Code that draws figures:
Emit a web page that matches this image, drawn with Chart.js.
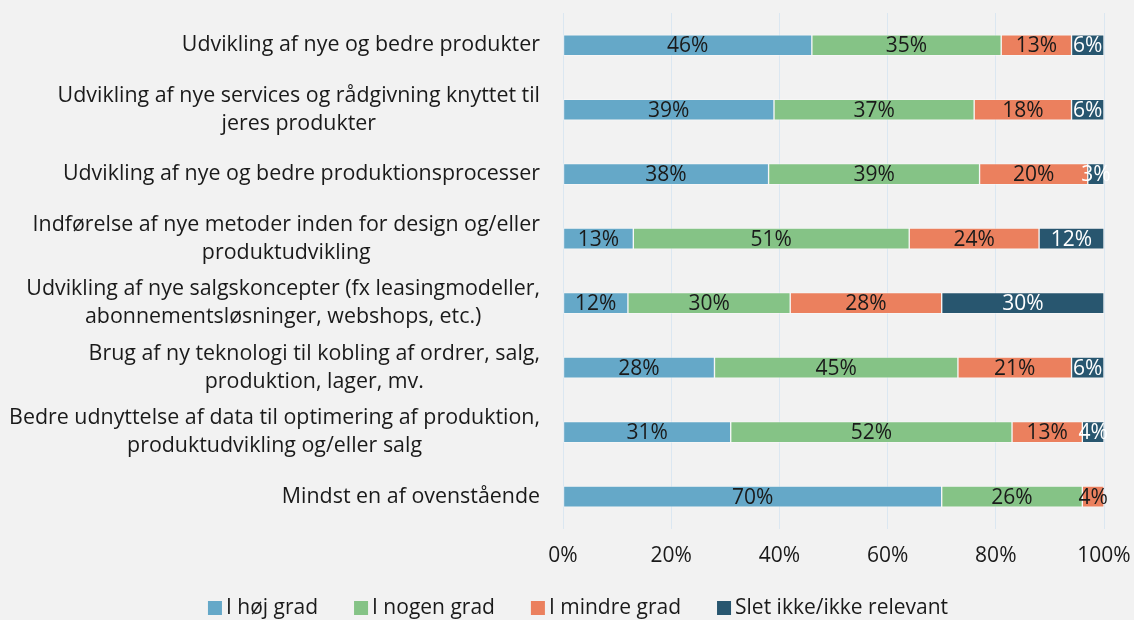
<!DOCTYPE html>
<html>
<head>
<meta charset="utf-8">
<script src="https://cdn.jsdelivr.net/npm/chart.js@4"></script>
<style>
  html, body { margin: 0; padding: 0; background: #f2f2f2; }
  #wrap { width: 1134px; height: 620px; }
</style>
</head>
<body>
<div id="wrap"><canvas id="chart"></canvas></div>
<script>
// Data
const categories = [
    ['Udvikling af nye og bedre produkter'],
    ['Udvikling af nye services og rådgivning knyttet til', 'jeres produkter'],
    ['Udvikling af nye og bedre produktionsprocesser'],
    ['Indførelse af nye metoder inden for design og/eller', 'produktudvikling'],
    ['Udvikling af nye salgskoncepter (fx leasingmodeller,', 'abonnementsløsninger, webshops, etc.)'],
    ['Brug af ny teknologi til kobling af ordrer, salg,', 'produktion, lager, mv.'],
    ['Bedre udnyttelse af data til optimering af produktion,', 'produktudvikling og/eller salg'],
    ['Mindst en af ovenstående']
];
const seriesNames = ['I høj grad', 'I nogen grad', 'I mindre grad', 'Slet ikke/ikke relevant'];
const hoejGrad    = [46, 39, 38, 13, 12, 28, 31, 70];
const nogenGrad   = [35, 37, 39, 51, 30, 45, 52, 26];
const mindreGrad  = [13, 18, 20, 24, 28, 21, 13, 4];
const sletIkke    = [6, 6, 3, 12, 30, 6, 4, 0];
const xTicks = [0, 20, 40, 60, 80, 100];

const COLORS = ['#65a8c8', '#85c386', '#eb805e', '#28566f'];
const LABEL_COLORS = ['#1a1a1a', '#1a1a1a', '#1a1a1a', '#ffffff'];
const FONT = '"Open Sans", sans-serif';
const FONT_SIZE = 21;
const LABEL_RIGHT = 540;
const LEGEND_Y = 608;
const LEGEND_CENTER = 578;

// Segment labels
const segmentLabels = {
    id: 'segmentLabels',
    afterDatasetsDraw(chart) {
        const ctx = chart.ctx;
        ctx.save();
        ctx.font = FONT_SIZE + 'px ' + FONT;
        ctx.textAlign = 'center';
        ctx.textBaseline = 'middle';
        chart.data.datasets.forEach((ds, di) => {
            const meta = chart.getDatasetMeta(di);
            meta.data.forEach((bar, i) => {
                const v = ds.data[i];
                if (!v) return;
                ctx.fillStyle = LABEL_COLORS[di];
                ctx.fillText(v + '%', (bar.x + bar.base) / 2, bar.y + 1);
            });
        });
        ctx.restore();
    }
};

// Category labels: block right-aligned, lines centred inside the block
const categoryLabels = {
    id: 'categoryLabels',
    afterDraw(chart) {
        const ctx = chart.ctx;
        const y = chart.scales.y;
        ctx.save();
        ctx.font = '21.4px ' + FONT;
        ctx.fillStyle = '#1a1a1a';
        ctx.textAlign = 'center';
        ctx.textBaseline = 'middle';
        const lh = 28;
        categories.forEach((lines, i) => {
            const cy = y.getPixelForValue(i);
            const w = Math.max(...lines.map(l => ctx.measureText(l).width));
            const cx = LABEL_RIGHT - w / 2;
            const top = cy - (lines.length - 1) * lh / 2;
            lines.forEach((l, j) => ctx.fillText(l, cx, top + j * lh));
        });
        ctx.restore();
    }
};

// Legend along the bottom, Excel style spacing
const bottomLegend = {
    id: 'bottomLegend',
    afterDraw(chart) {
        const ctx = chart.ctx;
        const box = 14, gap = 4, spacing = 36;
        ctx.save();
        ctx.font = FONT_SIZE + 'px ' + FONT;
        ctx.textBaseline = 'middle';
        ctx.textAlign = 'left';
        const widths = seriesNames.map(n => box + gap + ctx.measureText(n).width);
        const total = widths.reduce((a, b) => a + b, 0) + spacing * (widths.length - 1);
        let x = LEGEND_CENTER - total / 2;
        seriesNames.forEach((n, i) => {
            ctx.fillStyle = COLORS[i];
            ctx.fillRect(x, LEGEND_Y - box / 2, box, box);
            ctx.fillStyle = '#1a1a1a';
            ctx.fillText(n, x + box + gap, LEGEND_Y);
            x += widths[i] + spacing;
        });
        ctx.restore();
    }
};

const data = [hoejGrad, nogenGrad, mindreGrad, sletIkke];

new Chart(document.getElementById('chart'), {
    type: 'bar',
    data: {
        labels: categories.map(c => c.join(' ')),
        datasets: data.map((d, i) => ({
            label: seriesNames[i],
            data: d,
            backgroundColor: COLORS[i],
            borderColor: 'rgba(255,255,255,0.35)',
            borderWidth: 1,
            borderSkipped: false,
            barThickness: 21
        }))
    },
    options: {
        indexAxis: 'y',
        responsive: true,
        maintainAspectRatio: false,
        animation: false,
        layout: { padding: { top: 13, right: 30, bottom: 36, left: 0 } },
        scales: {
            x: {
                stacked: true,
                min: 0,
                max: 100,
                afterBuildTicks: s => { s.ticks = xTicks.map(v => ({ value: v })); },
                afterFit: s => { s.paddingRight = 0; s.paddingLeft = 0; },
                grid: { color: '#dbe7f1', drawTicks: false },
                border: { display: false },
                ticks: {
                    padding: 15,
                    color: '#1a1a1a',
                    font: { family: FONT, size: FONT_SIZE },
                    callback: v => v + '%'
                }
            },
            y: {
                stacked: true,
                grid: { display: false, drawTicks: false },
                border: { color: '#dbe7f1', width: 1 },
                ticks: { display: false },
                afterFit: s => { s.width = 563; }
            }
        },
        plugins: {
            legend: { display: false },
            tooltip: { enabled: false }
        }
    },
    plugins: [segmentLabels, categoryLabels, bottomLegend]
});
</script>
</body>
</html>
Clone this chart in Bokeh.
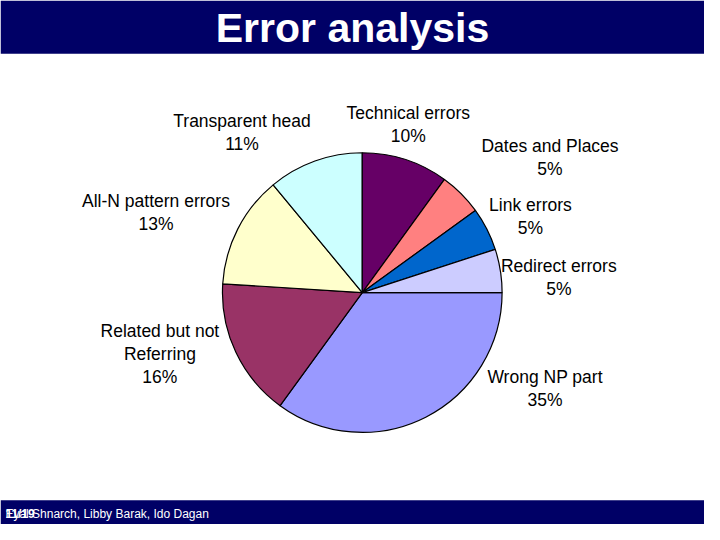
import math
from bokeh.plotting import figure
from bokeh.models import Range1d, ColumnDataSource
from bokeh.core.properties import value
from bokeh.embed import file_html
from bokeh.resources import INLINE

# ---- data ----
categories = ["Wrong NP part", "Related but not\nReferring", "All-N pattern errors",
              "Transparent head", "Technical errors", "Dates and Places",
              "Link errors", "Redirect errors"]
percents = [35, 16, 13, 11, 10, 5, 5, 5]
colors = ["#9999FF", "#993366", "#FFFFCC", "#CCFFFF", "#660066", "#FF8080",
          "#0066CC", "#CCCCFF"]
title_text = "Error analysis"
footer_text = "Eyal Shnarch, Libby Barak, Ido Dagan"
page_text = "11/19"

# ---- layout (slide coordinates 720x540; y measured from top) ----
W, H = 720, 540
CX, CY, R = 370, 301, 143
label_pos = [(557, 400), (163, 364), (159, 218), (247, 136), (417, 128),
             (562, 162), (542, 223), (571, 285)]
NAVY = "#000066"
FONT = "Liberation Sans"


def Y(y):
    return H - y


p = figure(width=704, height=524, output_backend="svg", toolbar_location=None,
           x_range=Range1d(0, W), y_range=Range1d(0, H),
           min_border=0, outline_line_color=None)
p.axis.visible = False
p.grid.visible = False
p.background_fill_color = "white"
p.border_fill_color = "white"

# bars
p.quad(left=[0], right=[W], bottom=[Y(55)], top=[Y(0)], fill_color=NAVY, line_color=None)
p.quad(left=[0], right=[W], bottom=[Y(540)], top=[Y(515)], fill_color=NAVY, line_color=None)

# pie
total = sum(percents)
starts, ends = [], []
acc = 0.0
for v in percents:
    starts.append(-2 * math.pi * acc / total)
    acc += v
    ends.append(-2 * math.pi * acc / total)
src = ColumnDataSource(dict(start=starts, end=ends, color=colors))
p.wedge(x=CX, y=Y(CY), radius=R, start_angle="start", end_angle="end",
        direction="clock", fill_color="color", line_color="black", line_width=1.2,
        source=src)

# labels
labels = [f"{c}\n{v}%" for c, v in zip(categories, percents)]
lsrc = ColumnDataSource(dict(x=[q[0] for q in label_pos], y=[Y(q[1]) for q in label_pos],
                             text=labels))
p.text(x="x", y="y", text="text", source=lsrc, text_align="center",
       text_baseline="middle", text_font=value(FONT), text_font_size="17.5px",
       text_color="black", text_line_height=1.15)

# title
p.text(x=[360], y=[Y(28)], text=[title_text], text_align="center", text_baseline="middle",
       text_font=value(FONT), text_font_size="41px", text_font_style="bold",
       text_color="white")

# footer
p.text(x=[5], y=[Y(529)], text=[footer_text], text_align="left", text_baseline="middle",
       text_font=value(FONT), text_font_size="12px", text_color="white")
p.text(x=[5], y=[Y(529)], text=[page_text], text_align="left", text_baseline="middle",
       text_font=value(FONT), text_font_size="12px", text_font_style="bold",
       text_color="white")

open("out.html", "w").write(file_html(p, INLINE))
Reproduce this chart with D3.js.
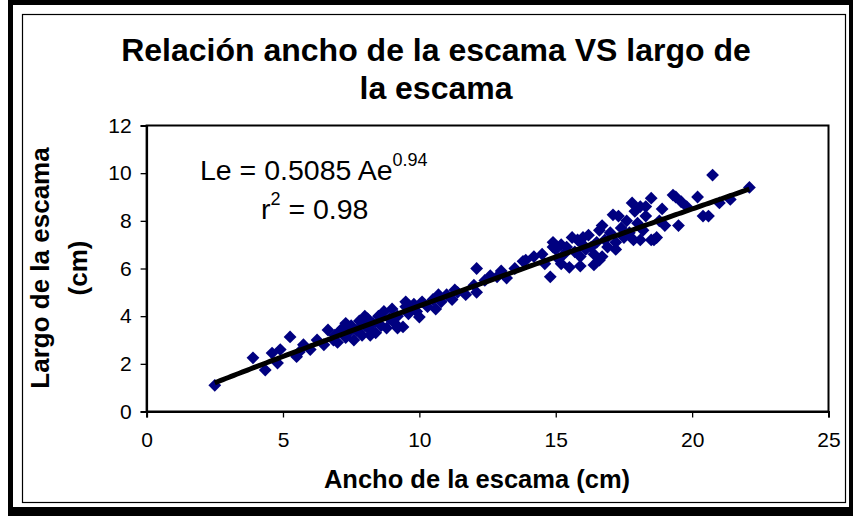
<!DOCTYPE html>
<html><head><meta charset="utf-8">
<script src="https://cdn.jsdelivr.net/npm/d3@7"></script>
<style>html,body{margin:0;padding:0;background:#fff;}svg{display:block;font-family:"Liberation Sans",Arial,sans-serif;}</style>
</head><body>
<script>
const titleLines = ["Relación ancho de la escama VS largo de", "la escama"];
const xLabel = "Ancho de la escama (cm)";
const yLabelLines = ["Largo de la escama", "(cm)"];
const xTicks = [0, 5, 10, 15, 20, 25];
const yTicks = [0, 2, 4, 6, 8, 10, 12];
const fitA = 0.5085, fitB = 0.94;
const fitRange = [2.5, 22.1];
const anchoX = [2.5,3.9,4.35,4.6,4.8,4.9,5.26,5.5,5.75,5.6,6.0,6.25,6.5,6.65,6.85,6.9,7.0,7.1,7.2,7.3,7.3,7.4,7.5,7.6,7.7,7.8,7.9,8.0,8.0,8.1,8.2,8.2,8.3,8.4,8.5,8.6,8.7,8.8,8.9,9.0,9.1,9.2,9.2,9.4,9.5,9.5,9.6,9.8,9.9,10.0,10.1,10.3,10.5,10.6,10.7,10.8,11.0,11.2,11.3,11.4,11.7,12.0,12.1,12.1,12.4,12.6,12.85,13.0,13.2,13.5,13.8,13.9,14.2,14.5,14.6,14.8,14.9,15.0,15.1,15.2,15.3,15.4,15.5,15.6,15.7,15.8,15.9,16.0,16.1,16.2,16.3,16.4,16.5,16.6,16.6,16.7,16.7,16.8,16.9,17.0,17.1,17.2,17.3,17.4,17.5,17.6,17.7,17.8,17.85,17.9,18.0,18.1,18.1,18.2,18.3,18.3,18.5,18.5,18.6,18.7,18.8,18.9,19.0,19.3,19.4,19.5,19.6,19.8,20.2,20.4,20.6,20.75,21.0,21.4,22.1,15.2,15.9,16.4,17.2,16.0,14.9];
const largoY = [1.1,2.25,1.74,2.45,2.03,2.6,3.13,2.3,2.8,2.5,2.6,3.0,2.8,3.42,3.0,3.2,2.9,3.4,3.5,3.1,3.7,3.3,3.6,3.0,3.4,3.8,3.2,3.6,4.0,3.9,3.4,3.2,3.7,3.3,4.0,3.6,4.2,3.5,3.9,4.3,3.7,4.0,3.5,3.55,4.4,4.6,4.1,4.5,4.2,3.96,4.6,4.4,4.7,4.3,4.9,4.6,4.9,4.7,5.1,5.0,4.9,5.3,6.0,5.0,5.5,5.7,5.65,5.9,5.6,6.0,6.3,6.35,6.5,6.6,6.2,5.65,7.1,6.8,6.4,7.0,6.6,6.9,6.05,7.3,6.7,7.2,6.5,7.0,6.8,7.4,6.9,6.15,7.1,7.6,6.35,6.5,7.8,7.2,6.9,7.5,8.25,7.1,8.2,7.7,7.3,8.0,7.5,8.75,7.2,8.4,7.9,8.6,7.2,7.6,8.2,8.6,8.95,7.2,7.2,7.3,8.0,8.5,7.8,9.08,9.0,7.8,8.8,8.6,9.0,8.2,8.2,9.92,8.75,8.9,9.4,6.2,6.1,6.6,6.8,7.3,6.9];
const eqText = {main: "Le = 0.5085 Ae", exp: "0.94", r: "r", r2: "2", rv: " = 0.98"};

const W = 853, H = 516;
const FONT = "Liberation Sans, Arial, sans-serif";
const svg = d3.select("body").append("svg").attr("width", W).attr("height", H);
// outer frames
svg.append("rect").attr("x", 8).attr("y", 0).attr("width", W - 8).attr("height", H).attr("fill", "#000");
svg.append("rect").attr("x", 13).attr("y", 5).attr("width", 836).attr("height", 502).attr("fill", "#fff");
svg.append("rect").attr("x", 22.5).attr("y", 14.5).attr("width", 823).attr("height", 488).attr("fill", "none").attr("stroke", "#000").attr("stroke-width", 1.2);

const x = d3.scaleLinear().domain([0, 25]).range([146.6, 828.5]);
const y = d3.scaleLinear().domain([0, 12]).range([411.5, 125.5]);

// plot frame
svg.append("rect").attr("x", x(0)).attr("y", y(12)).attr("width", x(25) - x(0)).attr("height", y(0) - y(12))
  .attr("fill", "none").attr("stroke", "#000").attr("stroke-width", 2);

const gx = svg.append("g").attr("transform", `translate(0,${y(0)})`)
  .call(d3.axisBottom(x).tickValues(xTicks).tickSize(6).tickPadding(15).tickFormat(d3.format("d")));
const gy = svg.append("g").attr("transform", `translate(${x(0)},0)`)
  .call(d3.axisLeft(y).tickValues(yTicks).tickSize(6).tickPadding(9).tickFormat(d3.format("d")));
[gx, gy].forEach(g => {
  g.select(".domain").attr("stroke", "#000").attr("stroke-width", 2);
  g.selectAll(".tick line").attr("stroke", "#000").attr("stroke-width", 1.3);
  g.selectAll(".tick text").attr("fill", "#000").style("font-size", "21px").style("font-family", FONT);
});

// points
const pts = anchoX.map((v, i) => [v, largoY[i]]);
const sym = d3.symbol().type(d3.symbolSquare).size(82);
svg.append("g").selectAll("path").data(pts).join("path")
  .attr("d", sym)
  .attr("transform", d => `translate(${x(d[0])},${y(d[1])}) rotate(45)`)
  .attr("fill", "#000080");

// trend line (power fit)
const fitPts = d3.range(fitRange[0], fitRange[1] + 0.001, 0.1).map(a => [a, fitA * Math.pow(a, fitB)]);
svg.append("path").datum(fitPts)
  .attr("d", d3.line().x(d => x(d[0])).y(d => y(d[1])))
  .attr("fill", "none").attr("stroke", "#000").attr("stroke-width", 5);

// title
svg.append("g").selectAll("text").data(titleLines).join("text")
  .attr("x", 436).attr("y", (d, i) => 61 + i * 38)
  .attr("text-anchor", "middle").style("font-size", "32px").style("font-weight", "bold").text(d => d);

// axis labels
svg.append("text").attr("x", 477).attr("y", 488).attr("text-anchor", "middle")
  .style("font-size", "25.5px").style("font-weight", "bold").text(xLabel);
svg.append("g").selectAll("text").data(yLabelLines).join("text")
  .attr("transform", (d, i) => `translate(${49 + i * 38},268) rotate(-90)`)
  .attr("text-anchor", "middle").style("font-size", "26px").style("font-weight", "bold").text(d => d);

// equation
const eq = svg.append("text").attr("x", 200).attr("y", 180).style("font-size", "28.5px");
eq.append("tspan").text(eqText.main);
eq.append("tspan").attr("dy", -14).style("font-size", "18px").text(eqText.exp);
const r2 = svg.append("text").attr("x", 261).attr("y", 219).style("font-size", "28.5px");
r2.append("tspan").text(eqText.r);
r2.append("tspan").attr("dy", -14).style("font-size", "18px").text(eqText.r2);
r2.append("tspan").attr("dy", 14).text(eqText.rv);
</script>
</body></html>
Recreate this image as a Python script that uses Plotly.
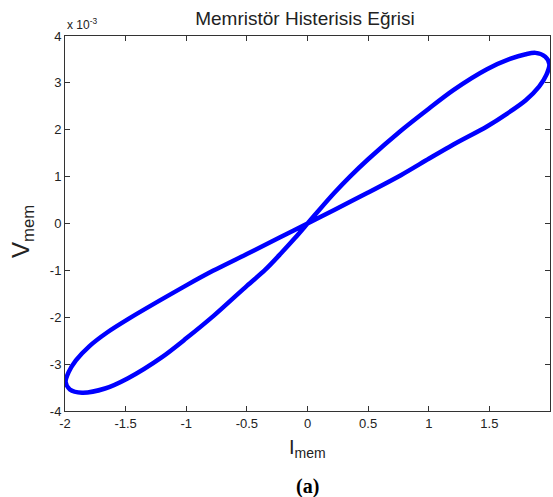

▶ [EXERCISE BRIEF]:
Go up to the line with "Clone this chart in Bokeh." and retype exactly from there through the line with "source=src)". Leave out pictures.

▶ [TASK RESPONSE]:
Clone this chart in Bokeh.
import math
from bokeh.plotting import figure
from bokeh.models import Range1d, ColumnDataSource
from bokeh.core.properties import value
from bokeh.embed import file_html
from bokeh.resources import INLINE

# ---- data ----
categories = ["Wrong NP part", "Related but not\nReferring", "All-N pattern errors",
              "Transparent head", "Technical errors", "Dates and Places",
              "Link errors", "Redirect errors"]
percents = [35, 16, 13, 11, 10, 5, 5, 5]
colors = ["#9999FF", "#993366", "#FFFFCC", "#CCFFFF", "#660066", "#FF8080",
          "#0066CC", "#CCCCFF"]
title_text = "Error analysis"
footer_text = "Eyal Shnarch, Libby Barak, Ido Dagan"
page_text = "11/19"

# ---- layout (slide coordinates 720x540; y measured from top) ----
W, H = 720, 540
CX, CY, R = 370, 301, 143
label_pos = [(557, 400), (163, 364), (159, 218), (247, 136), (417, 128),
             (562, 162), (542, 223), (571, 285)]
NAVY = "#000066"
FONT = "Liberation Sans"


def Y(y):
    return H - y


p = figure(width=704, height=524, output_backend="svg", toolbar_location=None,
           x_range=Range1d(0, W), y_range=Range1d(0, H),
           min_border=0, outline_line_color=None)
p.axis.visible = False
p.grid.visible = False
p.background_fill_color = "white"
p.border_fill_color = "white"

# bars
p.quad(left=[0], right=[W], bottom=[Y(55)], top=[Y(0)], fill_color=NAVY, line_color=None)
p.quad(left=[0], right=[W], bottom=[Y(540)], top=[Y(515)], fill_color=NAVY, line_color=None)

# pie
total = sum(percents)
starts, ends = [], []
acc = 0.0
for v in percents:
    starts.append(-2 * math.pi * acc / total)
    acc += v
    ends.append(-2 * math.pi * acc / total)
src = ColumnDataSource(dict(start=starts, end=ends, color=colors))
p.wedge(x=CX, y=Y(CY), radius=R, start_angle="start", end_angle="end",
        direction="clock", fill_color="color", line_color="black", line_width=1.2,
        source=src)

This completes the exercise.